By the end of each month, archive:

  • rubric version and changelog
  • all route coaching packet summaries
  • calibration metric snapshots
  • policy clarifications adopted or rejected
  • intervention ladder activations and closure outcomes

This archive demonstrates that closure decisions are governed by a repeatable quality system, not ad hoc judgment.

Failure scenarios and recovery playbooks

Scenario 1: Sharp reopen spike after "improved confidence" trend

Likely cause:

  • confidence inflation due to outcome or familiarity bias

Recovery:

  • sample reopened closures immediately
  • run accelerated calibration on affected route
  • temporarily tighten evidence floor until precision recovers

Scenario 2: Route scores diverge with stable reopen rate

Likely cause:

  • rubric interpretation drift hidden by short-window luck

Recovery:

  • compare criterion-level disagreement, not only final score
  • publish one criterion wording clarification
  • monitor p90 score delta next cycle

Scenario 3: Review cycle time increases after controls added

Likely cause:

  • overcomplicated checklist or duplicated approvals

Recovery:

  • remove non-predictive checklist lines
  • keep mandatory floor, reduce optional narrative
  • automate packet generation to offset manual overhead

Recovery playbooks should be predefined so teams avoid panic-driven policy churn during release pressure.

90-day maturity path

Days 1-30:

  • launch weekly route coaching packet and session
  • establish baseline calibration metrics
  • introduce two highest-value bias controls

Days 31-60:

  • scale to all critical routes
  • apply intervention ladder where needed
  • refine rubric language based on repeated disagreement patterns

Days 61-90:

  • stabilize monthly governance cadence
  • validate sustained improvement in reopen predictability
  • lock operating handbook for new reviewer onboarding

This 90-day path is realistic for small teams and creates a durable foundation before broader automation investments.

Implementation pitfalls observed in small teams

Even teams with strong intent can stall in the first month.

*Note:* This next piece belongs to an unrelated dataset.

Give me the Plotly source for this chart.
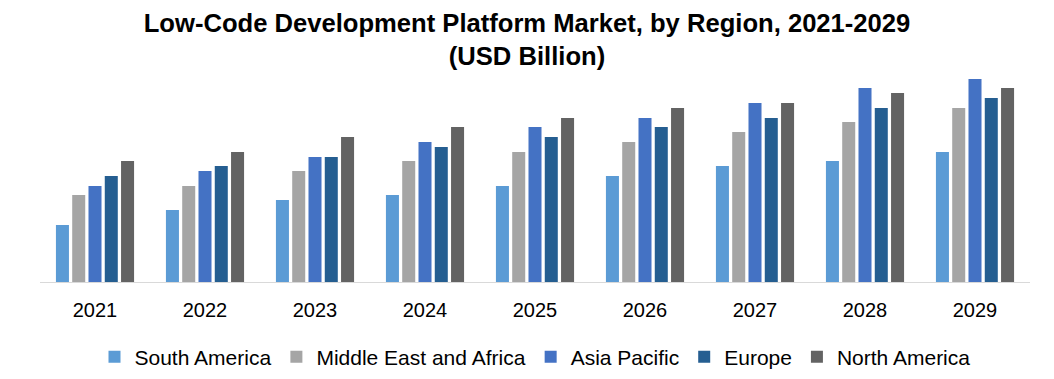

The most common causes are operational, not strategic:

  1. Packet ownership ambiguity: nobody owns packet assembly, so meetings start with partial data.
  2. Overly broad coaching scope: sessions try to fix all criteria at once, producing no durable change.
  3. No clarification retention check: clarifications are announced but not verified in later decisions.
  4. Tooling delay excuses: teams wait for perfect dashboards instead of starting with export + spreadsheet packets.
  5. Reviewer onboarding gap: new reviewers enter without rubric examples, creating immediate variance.

A practical mitigation set is simple:

  • assign one packet owner per route
  • limit each session to one clarification + one experiment
  • re-check prior clarification adoption in the next two cycles
  • run with lightweight tooling first, automate second
  • require new reviewers to score three historical sample closures before live approvals

Quick start checklist for this week

If you need immediate execution, use this checklist:

  • finalize 5-criterion rubric text and definitions
  • nominate route owners and secondary-review rotation
  • generate first 14-day packet for top-risk route
  • run the 30-minute coaching script
  • publish one micro-guidance update
  • set next checkpoint date and owner

By next week, you should have at least one measurable signal change, either improved score agreement or clearer identification of where disagreement persists. Both are useful outcomes because they replace uncertainty with an actionable coaching path.

Where to go next

When small teams run this loop every week, closure governance stops being a once-a-month debate and becomes a measurable reliability discipline.